■ What the exercise asks: From the first line of the data below through the line bearing "798, 899, 695];", reproduce each line exactly; do not include pictures.

================

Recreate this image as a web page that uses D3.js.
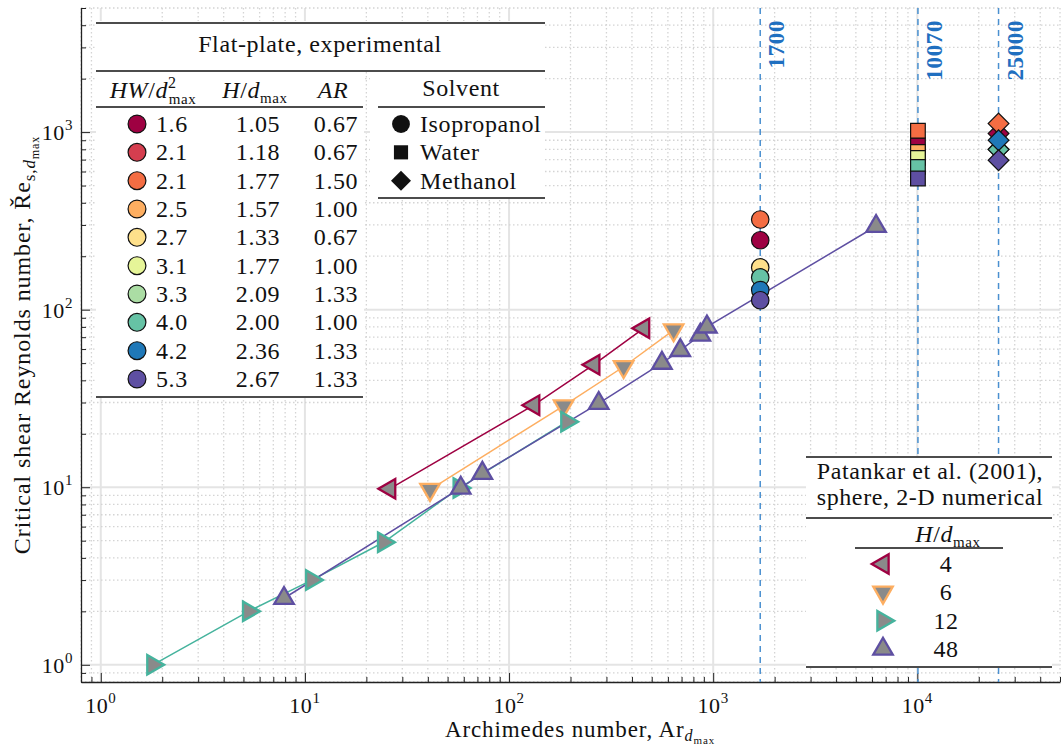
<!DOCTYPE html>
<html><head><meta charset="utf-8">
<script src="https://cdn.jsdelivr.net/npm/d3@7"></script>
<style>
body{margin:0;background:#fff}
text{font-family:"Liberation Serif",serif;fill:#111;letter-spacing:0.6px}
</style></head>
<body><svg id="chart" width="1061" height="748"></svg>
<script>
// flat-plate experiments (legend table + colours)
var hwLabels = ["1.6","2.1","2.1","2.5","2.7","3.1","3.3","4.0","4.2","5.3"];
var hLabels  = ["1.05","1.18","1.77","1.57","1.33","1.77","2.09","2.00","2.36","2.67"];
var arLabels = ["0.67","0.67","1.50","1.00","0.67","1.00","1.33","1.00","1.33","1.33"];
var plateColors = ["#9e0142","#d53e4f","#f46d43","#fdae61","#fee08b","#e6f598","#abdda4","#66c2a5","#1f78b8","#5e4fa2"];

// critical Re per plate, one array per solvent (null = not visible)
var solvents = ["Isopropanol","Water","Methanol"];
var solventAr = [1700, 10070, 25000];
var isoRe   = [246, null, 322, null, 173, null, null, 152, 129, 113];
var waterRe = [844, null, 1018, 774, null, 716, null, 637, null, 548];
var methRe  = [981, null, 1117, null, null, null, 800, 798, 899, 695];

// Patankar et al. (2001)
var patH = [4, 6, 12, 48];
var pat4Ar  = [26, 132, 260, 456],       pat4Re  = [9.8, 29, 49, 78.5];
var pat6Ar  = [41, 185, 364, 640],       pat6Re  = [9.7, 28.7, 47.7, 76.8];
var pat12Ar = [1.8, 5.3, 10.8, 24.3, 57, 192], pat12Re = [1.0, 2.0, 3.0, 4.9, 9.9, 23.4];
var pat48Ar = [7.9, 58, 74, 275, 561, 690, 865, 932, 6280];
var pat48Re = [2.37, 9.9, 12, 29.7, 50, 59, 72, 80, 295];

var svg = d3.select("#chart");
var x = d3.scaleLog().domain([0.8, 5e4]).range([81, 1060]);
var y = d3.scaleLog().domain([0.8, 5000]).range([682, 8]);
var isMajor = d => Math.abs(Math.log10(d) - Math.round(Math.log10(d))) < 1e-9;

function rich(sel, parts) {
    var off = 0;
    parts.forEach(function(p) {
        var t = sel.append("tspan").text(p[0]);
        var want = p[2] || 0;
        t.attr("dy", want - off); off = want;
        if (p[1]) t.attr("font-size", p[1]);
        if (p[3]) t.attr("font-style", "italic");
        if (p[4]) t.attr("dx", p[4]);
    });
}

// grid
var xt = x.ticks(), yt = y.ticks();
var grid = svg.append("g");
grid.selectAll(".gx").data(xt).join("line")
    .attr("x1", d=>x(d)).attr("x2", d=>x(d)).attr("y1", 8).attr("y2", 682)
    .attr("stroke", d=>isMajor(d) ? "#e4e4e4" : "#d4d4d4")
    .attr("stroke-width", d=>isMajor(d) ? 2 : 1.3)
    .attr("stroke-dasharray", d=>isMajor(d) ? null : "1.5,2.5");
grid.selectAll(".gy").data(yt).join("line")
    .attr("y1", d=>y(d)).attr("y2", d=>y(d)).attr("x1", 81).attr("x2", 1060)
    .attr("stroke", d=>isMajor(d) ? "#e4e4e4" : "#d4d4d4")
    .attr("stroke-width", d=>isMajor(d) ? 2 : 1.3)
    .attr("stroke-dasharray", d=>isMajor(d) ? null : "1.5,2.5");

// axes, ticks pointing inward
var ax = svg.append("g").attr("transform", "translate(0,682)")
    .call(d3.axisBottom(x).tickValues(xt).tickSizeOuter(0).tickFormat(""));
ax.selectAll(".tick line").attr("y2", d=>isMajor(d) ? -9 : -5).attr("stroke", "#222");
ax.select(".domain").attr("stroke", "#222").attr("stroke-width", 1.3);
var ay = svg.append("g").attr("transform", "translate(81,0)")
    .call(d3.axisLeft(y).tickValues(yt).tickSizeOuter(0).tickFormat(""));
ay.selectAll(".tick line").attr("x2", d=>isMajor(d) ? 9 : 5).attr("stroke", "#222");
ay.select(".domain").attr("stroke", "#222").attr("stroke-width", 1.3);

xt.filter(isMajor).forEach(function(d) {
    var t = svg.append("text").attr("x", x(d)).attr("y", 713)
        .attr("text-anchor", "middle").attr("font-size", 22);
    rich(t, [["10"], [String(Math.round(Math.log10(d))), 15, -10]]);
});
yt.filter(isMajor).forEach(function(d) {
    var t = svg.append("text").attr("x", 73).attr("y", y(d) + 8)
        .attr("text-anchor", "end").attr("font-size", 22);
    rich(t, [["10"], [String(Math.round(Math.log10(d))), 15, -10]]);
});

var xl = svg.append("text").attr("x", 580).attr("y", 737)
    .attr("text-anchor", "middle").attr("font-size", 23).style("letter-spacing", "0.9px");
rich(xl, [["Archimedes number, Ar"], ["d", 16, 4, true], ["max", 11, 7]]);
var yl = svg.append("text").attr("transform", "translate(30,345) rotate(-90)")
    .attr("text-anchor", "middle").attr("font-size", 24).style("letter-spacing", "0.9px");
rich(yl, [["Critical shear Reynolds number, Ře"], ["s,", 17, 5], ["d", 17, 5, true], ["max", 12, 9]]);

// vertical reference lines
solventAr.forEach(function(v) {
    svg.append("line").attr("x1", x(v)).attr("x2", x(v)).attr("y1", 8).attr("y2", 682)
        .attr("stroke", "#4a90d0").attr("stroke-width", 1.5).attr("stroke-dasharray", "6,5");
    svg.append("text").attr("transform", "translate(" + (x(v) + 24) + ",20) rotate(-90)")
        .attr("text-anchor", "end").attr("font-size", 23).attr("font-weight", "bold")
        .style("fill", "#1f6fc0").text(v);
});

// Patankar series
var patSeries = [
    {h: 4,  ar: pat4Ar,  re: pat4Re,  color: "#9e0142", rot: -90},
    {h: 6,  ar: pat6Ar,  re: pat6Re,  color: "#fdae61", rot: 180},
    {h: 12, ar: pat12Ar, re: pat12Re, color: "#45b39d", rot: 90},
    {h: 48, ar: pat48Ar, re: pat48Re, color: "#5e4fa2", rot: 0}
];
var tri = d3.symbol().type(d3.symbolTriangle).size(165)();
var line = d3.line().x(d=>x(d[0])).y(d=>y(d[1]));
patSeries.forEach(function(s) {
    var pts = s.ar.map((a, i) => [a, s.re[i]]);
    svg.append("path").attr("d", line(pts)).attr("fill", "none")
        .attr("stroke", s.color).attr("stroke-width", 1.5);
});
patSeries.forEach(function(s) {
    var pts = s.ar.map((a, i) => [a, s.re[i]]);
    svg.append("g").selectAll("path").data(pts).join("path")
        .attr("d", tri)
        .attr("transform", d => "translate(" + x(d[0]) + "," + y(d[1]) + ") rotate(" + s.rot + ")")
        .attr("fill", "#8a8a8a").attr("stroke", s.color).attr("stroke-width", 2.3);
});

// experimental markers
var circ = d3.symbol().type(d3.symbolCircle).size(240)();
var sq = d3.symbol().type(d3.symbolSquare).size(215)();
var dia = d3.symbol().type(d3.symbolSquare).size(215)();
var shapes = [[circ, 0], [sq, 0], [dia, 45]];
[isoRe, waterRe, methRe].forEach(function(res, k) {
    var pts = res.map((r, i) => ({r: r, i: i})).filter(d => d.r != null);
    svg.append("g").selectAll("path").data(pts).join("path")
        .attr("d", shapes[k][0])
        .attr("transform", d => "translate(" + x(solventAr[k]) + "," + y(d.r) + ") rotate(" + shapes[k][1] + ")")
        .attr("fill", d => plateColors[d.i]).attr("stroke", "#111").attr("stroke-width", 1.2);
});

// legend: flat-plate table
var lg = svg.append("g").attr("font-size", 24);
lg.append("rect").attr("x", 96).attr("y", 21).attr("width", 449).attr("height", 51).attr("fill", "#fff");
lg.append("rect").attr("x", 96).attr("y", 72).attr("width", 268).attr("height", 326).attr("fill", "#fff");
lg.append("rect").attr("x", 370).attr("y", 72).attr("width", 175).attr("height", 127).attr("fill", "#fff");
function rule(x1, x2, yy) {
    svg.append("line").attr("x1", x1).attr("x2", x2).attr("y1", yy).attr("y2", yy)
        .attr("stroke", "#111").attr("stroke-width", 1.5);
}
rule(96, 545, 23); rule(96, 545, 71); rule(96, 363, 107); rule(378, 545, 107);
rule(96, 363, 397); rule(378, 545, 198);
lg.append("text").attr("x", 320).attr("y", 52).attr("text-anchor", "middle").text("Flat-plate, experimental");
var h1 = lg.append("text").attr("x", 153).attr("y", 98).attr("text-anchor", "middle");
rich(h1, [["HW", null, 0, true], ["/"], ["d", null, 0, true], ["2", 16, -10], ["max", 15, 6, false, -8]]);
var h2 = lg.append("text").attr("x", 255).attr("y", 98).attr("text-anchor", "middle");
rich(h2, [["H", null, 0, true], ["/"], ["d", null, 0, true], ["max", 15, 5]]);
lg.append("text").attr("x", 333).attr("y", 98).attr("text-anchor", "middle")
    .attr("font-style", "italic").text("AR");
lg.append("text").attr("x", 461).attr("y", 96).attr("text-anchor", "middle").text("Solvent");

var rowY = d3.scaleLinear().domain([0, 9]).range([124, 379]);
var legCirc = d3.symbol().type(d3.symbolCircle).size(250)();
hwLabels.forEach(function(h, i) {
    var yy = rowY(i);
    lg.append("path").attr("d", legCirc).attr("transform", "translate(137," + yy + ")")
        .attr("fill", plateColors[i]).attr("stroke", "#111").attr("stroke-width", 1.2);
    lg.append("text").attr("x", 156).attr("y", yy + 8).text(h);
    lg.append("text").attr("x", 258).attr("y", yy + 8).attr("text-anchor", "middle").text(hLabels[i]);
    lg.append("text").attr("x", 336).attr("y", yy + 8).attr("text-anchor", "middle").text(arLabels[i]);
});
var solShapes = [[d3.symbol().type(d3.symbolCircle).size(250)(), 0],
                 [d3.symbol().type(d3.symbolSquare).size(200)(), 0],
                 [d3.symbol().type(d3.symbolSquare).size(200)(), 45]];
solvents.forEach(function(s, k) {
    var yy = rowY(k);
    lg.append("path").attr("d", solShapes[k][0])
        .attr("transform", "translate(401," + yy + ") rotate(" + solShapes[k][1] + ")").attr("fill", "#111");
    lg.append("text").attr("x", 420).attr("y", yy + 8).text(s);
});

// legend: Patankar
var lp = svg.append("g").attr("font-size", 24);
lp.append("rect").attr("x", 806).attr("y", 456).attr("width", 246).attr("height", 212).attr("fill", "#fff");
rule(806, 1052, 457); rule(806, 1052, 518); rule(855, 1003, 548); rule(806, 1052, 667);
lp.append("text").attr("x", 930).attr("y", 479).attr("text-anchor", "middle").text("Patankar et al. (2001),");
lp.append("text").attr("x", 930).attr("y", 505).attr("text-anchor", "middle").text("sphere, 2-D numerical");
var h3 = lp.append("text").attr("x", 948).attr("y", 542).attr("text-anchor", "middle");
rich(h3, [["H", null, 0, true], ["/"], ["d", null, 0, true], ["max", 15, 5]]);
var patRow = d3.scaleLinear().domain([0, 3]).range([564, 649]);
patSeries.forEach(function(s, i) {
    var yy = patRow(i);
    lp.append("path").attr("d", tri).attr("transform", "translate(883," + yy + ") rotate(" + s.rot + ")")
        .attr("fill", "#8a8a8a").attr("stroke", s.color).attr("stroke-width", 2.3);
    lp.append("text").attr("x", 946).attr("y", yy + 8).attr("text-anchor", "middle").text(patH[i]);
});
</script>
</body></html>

================

■ Result of this exercise:
Recreate this image as a web page that uses D3.js.
<!DOCTYPE html>
<html><head><meta charset="utf-8">
<script src="https://cdn.jsdelivr.net/npm/d3@7"></script>
<style>
body{margin:0;background:#fff}
text{font-family:"Liberation Serif",serif;fill:#111;letter-spacing:0.6px}
</style></head>
<body><svg id="chart" width="1061" height="748"></svg>
<script>
// flat-plate experiments (legend table + colours)
var hwLabels = ["1.6","2.1","2.1","2.5","2.7","3.1","3.3","4.0","4.2","5.3"];
var hLabels  = ["1.05","1.18","1.77","1.57","1.33","1.77","2.09","2.00","2.36","2.67"];
var arLabels = ["0.67","0.67","1.50","1.00","0.67","1.00","1.33","1.00","1.33","1.33"];
var plateColors = ["#9e0142","#d53e4f","#f46d43","#fdae61","#fee08b","#e6f598","#abdda4","#66c2a5","#1f78b8","#5e4fa2"];

// critical Re per plate, one array per solvent (null = not visible)
var solvents = ["Isopropanol","Water","Methanol"];
var solventAr = [1700, 10070, 25000];
var isoRe   = [246, null, 322, null, 173, null, null, 152, 129, 113];
var waterRe = [844, null, 1018, 774, null, 716, null, 637, null, 548];
var methRe  = [981, null, 1117, null, null, null, 800, 798, 899, 695];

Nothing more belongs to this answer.